What this task involves: Give back the full listing verbatim, apart from its images.
-- Start of Data shown --
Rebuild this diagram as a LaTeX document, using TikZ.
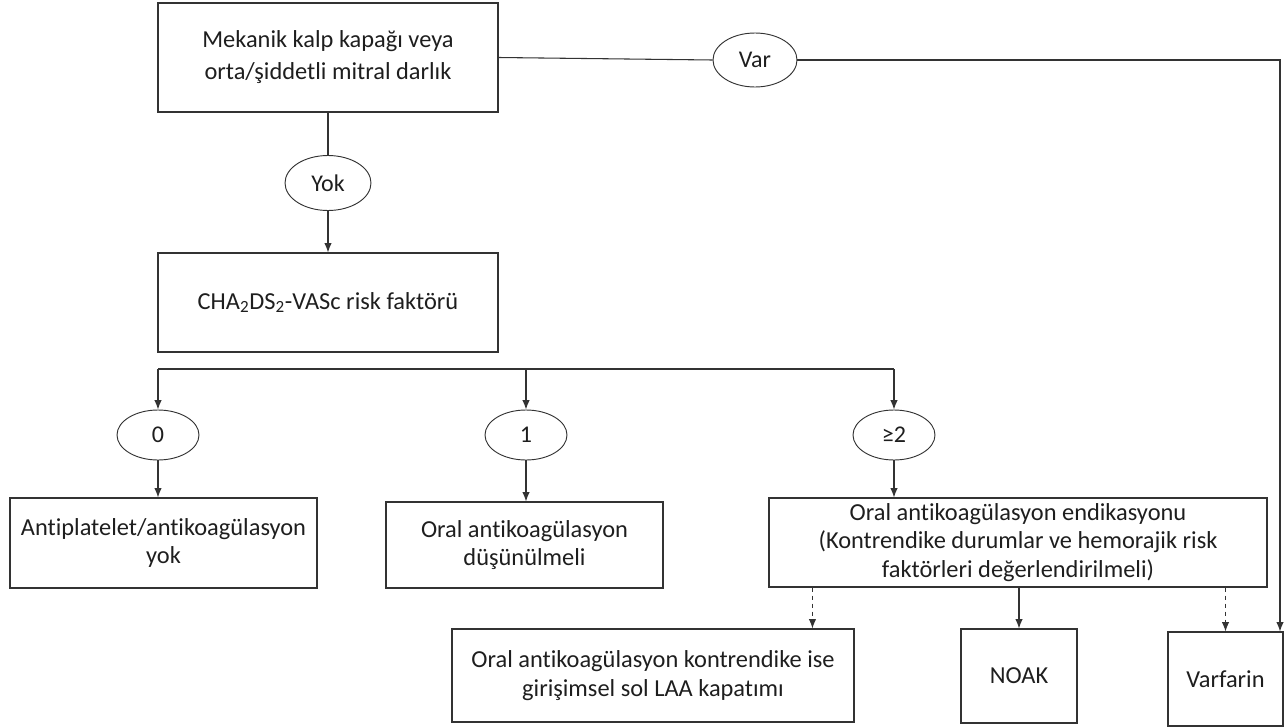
\documentclass[tikz,border=0pt]{standalone}
\usepackage{fontspec}
\setmainfont{Carlito}[Ligatures={NoCommon}]
\usetikzlibrary{arrows.meta,shapes.geometric}
\definecolor{ln}{HTML}{333333}
\definecolor{tx}{HTML}{1E1E1E}
\tikzset{
  box/.style={draw=ln, line width=0.8pt, rectangle, inner sep=0pt, align=center, text=tx, font=\fontsize{18.3}{21.5}\selectfont},
  oval/.style={draw=ln, line width=0.7pt, ellipse, inner sep=0pt, text=tx, font=\fontsize{18}{20}\selectfont},
  conn/.style={draw=ln, line width=0.8pt},
  arr/.style={conn, -{Latex[length=7pt,width=5.5pt]}},
}
\begin{document}
\begin{tikzpicture}[x=0.75pt,y=-0.75pt]
\useasboundingbox (0,0) rectangle (1285,728);
% boxes
\node[box, minimum width=255pt, minimum height=81.75pt, font=\fontsize{18.3}{24}\selectfont] (top) at (328,57.5) {Mekanik kalp kapağı veya\\orta/şiddetli mitral darlık};
\node[box, minimum width=255pt, minimum height=74.25pt] (cha) at (328,302.5) {CHA\textsubscript{2}DS\textsubscript{2}-VASc risk faktörü};
\node[box, minimum width=230.25pt, minimum height=67.5pt] (anti) at (163.5,543) {Antiplatelet/antikoagülasyon\\yok};
\node[box, minimum width=207.75pt, minimum height=64.5pt] (dus) at (524.5,545) {Oral antikoagülasyon\\düşünülmeli};
\node[box, minimum width=373.5pt, minimum height=66.75pt] (big) at (1018,542.5) {Oral antikoagülasyon endikasyonu\\(Kontrendike durumlar ve hemorajik risk\\faktörleri değerlendirilmeli)};
\node[box, minimum width=301.5pt, minimum height=69.75pt] (laa) at (653,675.5) {Oral antikoagülasyon kontrendike ise\\girişimsel sol LAA kapatımı};
\node[box, minimum width=87pt, minimum height=70.5pt] (noak) at (1019,676) {NOAK};
\node[box, minimum width=86.25pt, minimum height=70.5pt] (varf) at (1225.5,679) {Varfarin};
% ovals
\node[oval, minimum width=63pt, minimum height=40.5pt] (var) at (755,60) {Var};
\node[oval, minimum width=64.5pt, minimum height=41.25pt] (yok) at (328,183) {Yok};
\node[oval, minimum width=61.5pt, minimum height=37.5pt] (z) at (158,435) {0};
\node[oval, minimum width=61.5pt, minimum height=37.5pt] (one) at (526,435) {1};
\node[oval, minimum width=61.5pt, minimum height=37.5pt] (ge) at (894,435) {≥2};
% helper coordinates
\coordinate (vc) at (1280,60);
\coordinate (bl) at (158,369);
\coordinate (br) at (894,369);
% connectors
\draw[conn] (top.east) -- (var.west);
\draw[arr] (var.east) -- (vc) -- (vc |- varf.north);
\draw[conn] (top.south) -- (yok.north);
\draw[arr] (yok.south) -- (cha.north);
\draw[conn] (bl) -- (br);
\draw[arr] (bl) -- (z.north);
\draw[arr] (one.north |- bl) -- (one.north);
\draw[arr] (br) -- (ge.north);
\draw[arr] (z.south) -- (z.south |- anti.north);
\draw[arr] (one.south) -- (one.south |- dus.north);
\draw[arr] (ge.south) -- (ge.south |- big.north);
\draw[arr, dashed] ([xshift=33pt]big.south west) -- ([xshift=33pt]big.south west |- laa.north);
\draw[arr] (noak.north |- big.south) -- (noak.north);
\draw[arr, dashed] (varf.north |- big.south) -- (varf.north);
\end{tikzpicture}
\end{document}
-- End of Data shown --
Result below:
Rebuild this diagram as a LaTeX document, using TikZ.
\documentclass[tikz,border=0pt]{standalone}
\usepackage{fontspec}
\setmainfont{Carlito}[Ligatures={NoCommon}]
\usetikzlibrary{arrows.meta,shapes.geometric}
\definecolor{ln}{HTML}{333333}
\definecolor{tx}{HTML}{1E1E1E}
\tikzset{
  box/.style={draw=ln, line width=0.8pt, rectangle, inner sep=0pt, align=center, text=tx, font=\fontsize{18.3}{21.5}\selectfont},
  oval/.style={draw=ln, line width=0.7pt, ellipse, inner sep=0pt, text=tx, font=\fontsize{18}{20}\selectfont},
  conn/.style={draw=ln, line width=0.8pt},
  arr/.style={conn, -{Latex[length=7pt,width=5.5pt]}},
}
\begin{document}
\begin{tikzpicture}[x=0.75pt,y=-0.75pt]
\useasboundingbox (0,0) rectangle (1285,728);
% boxes
\node[box, minimum width=255pt, minimum height=81.75pt, font=\fontsize{18.3}{24}\selectfont] (top) at (328,57.5) {Mekanik kalp kapağı veya\\orta/şiddetli mitral darlık};
\node[box, minimum width=255pt, minimum height=74.25pt] (cha) at (328,302.5) {CHA\textsubscript{2}DS\textsubscript{2}-VASc risk faktörü};
\node[box, minimum width=230.25pt, minimum height=67.5pt] (anti) at (163.5,543) {Antiplatelet/antikoagülasyon\\yok};
\node[box, minimum width=207.75pt, minimum height=64.5pt] (dus) at (524.5,545) {Oral antikoagülasyon\\düşünülmeli};
\node[box, minimum width=373.5pt, minimum height=66.75pt] (big) at (1018,542.5) {Oral antikoagülasyon endikasyonu\\(Kontrendike durumlar ve hemorajik risk\\faktörleri değerlendirilmeli)};
\node[box, minimum width=301.5pt, minimum height=69.75pt] (laa) at (653,675.5) {Oral antikoagülasyon kontrendike ise\\girişimsel sol LAA kapatımı};
\node[box, minimum width=87pt, minimum height=70.5pt] (noak) at (1019,676) {NOAK};
\node[box, minimum width=86.25pt, minimum height=70.5pt] (varf) at (1225.5,679) {Varfarin};
% ovals
\node[oval, minimum width=63pt, minimum height=40.5pt] (var) at (755,60) {Var};
\node[oval, minimum width=64.5pt, minimum height=41.25pt] (yok) at (328,183) {Yok};
\node[oval, minimum width=61.5pt, minimum height=37.5pt] (z) at (158,435) {0};
\node[oval, minimum width=61.5pt, minimum height=37.5pt] (one) at (526,435) {1};
\node[oval, minimum width=61.5pt, minimum height=37.5pt] (ge) at (894,435) {≥2};
% helper coordinates
\coordinate (vc) at (1280,60);
\coordinate (bl) at (158,369);
\coordinate (br) at (894,369);
% connectors
\draw[conn] (top.east) -- (var.west);
\draw[arr] (var.east) -- (vc) -- (vc |- varf.north);
\draw[conn] (top.south) -- (yok.north);
\draw[arr] (yok.south) -- (cha.north);
\draw[conn] (bl) -- (br);
\draw[arr] (bl) -- (z.north);
\draw[arr] (one.north |- bl) -- (one.north);
\draw[arr] (br) -- (ge.north);
\draw[arr] (z.south) -- (z.south |- anti.north);
\draw[arr] (one.south) -- (one.south |- dus.north);
\draw[arr] (ge.south) -- (ge.south |- big.north);
\draw[arr, dashed] ([xshift=33pt]big.south west) -- ([xshift=33pt]big.south west |- laa.north);
\draw[arr] (noak.north |- big.south) -- (noak.north);
\draw[arr, dashed] (varf.north |- big.south) -- (varf.north);
\end{tikzpicture}
\end{document}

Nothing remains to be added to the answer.